■ OBJECTIVE
Scan the data beneath this task and copy each line that includes "draw".

>>>>>

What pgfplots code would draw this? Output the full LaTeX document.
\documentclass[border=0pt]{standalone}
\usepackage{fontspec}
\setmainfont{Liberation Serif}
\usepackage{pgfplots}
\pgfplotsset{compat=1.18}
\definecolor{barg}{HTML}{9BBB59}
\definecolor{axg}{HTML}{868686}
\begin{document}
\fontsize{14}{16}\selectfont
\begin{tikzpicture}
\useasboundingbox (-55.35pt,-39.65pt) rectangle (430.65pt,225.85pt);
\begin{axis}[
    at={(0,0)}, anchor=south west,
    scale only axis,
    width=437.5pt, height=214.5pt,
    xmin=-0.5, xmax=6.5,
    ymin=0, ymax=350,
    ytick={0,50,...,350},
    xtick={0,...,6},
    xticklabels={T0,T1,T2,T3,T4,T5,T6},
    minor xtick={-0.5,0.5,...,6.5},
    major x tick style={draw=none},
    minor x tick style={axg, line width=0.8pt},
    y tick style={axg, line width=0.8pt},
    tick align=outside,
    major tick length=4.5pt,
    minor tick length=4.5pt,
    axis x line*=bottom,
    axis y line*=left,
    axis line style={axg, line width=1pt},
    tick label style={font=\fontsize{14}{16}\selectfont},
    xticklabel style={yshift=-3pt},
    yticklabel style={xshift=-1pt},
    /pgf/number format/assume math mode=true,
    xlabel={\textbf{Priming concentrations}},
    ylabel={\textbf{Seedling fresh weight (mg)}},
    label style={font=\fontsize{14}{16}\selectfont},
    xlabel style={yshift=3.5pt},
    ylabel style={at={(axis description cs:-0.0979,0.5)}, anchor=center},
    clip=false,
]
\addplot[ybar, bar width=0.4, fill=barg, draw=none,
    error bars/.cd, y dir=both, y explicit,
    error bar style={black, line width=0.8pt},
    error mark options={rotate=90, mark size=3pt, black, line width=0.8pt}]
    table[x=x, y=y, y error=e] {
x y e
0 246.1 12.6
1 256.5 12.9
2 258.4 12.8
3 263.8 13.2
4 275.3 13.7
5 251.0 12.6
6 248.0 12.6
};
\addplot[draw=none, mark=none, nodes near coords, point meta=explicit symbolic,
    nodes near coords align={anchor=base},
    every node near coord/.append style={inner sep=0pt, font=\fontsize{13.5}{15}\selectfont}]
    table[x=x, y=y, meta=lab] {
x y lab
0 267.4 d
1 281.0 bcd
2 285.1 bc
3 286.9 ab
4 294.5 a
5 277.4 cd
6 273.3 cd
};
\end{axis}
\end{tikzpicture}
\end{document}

<<<<<

■ CORRECT OUTPUT
What pgfplots code would draw this? Output the full LaTeX document.
    major x tick style={draw=none},
\addplot[ybar, bar width=0.4, fill=barg, draw=none,
\addplot[draw=none, mark=none, nodes near coords, point meta=explicit symbolic,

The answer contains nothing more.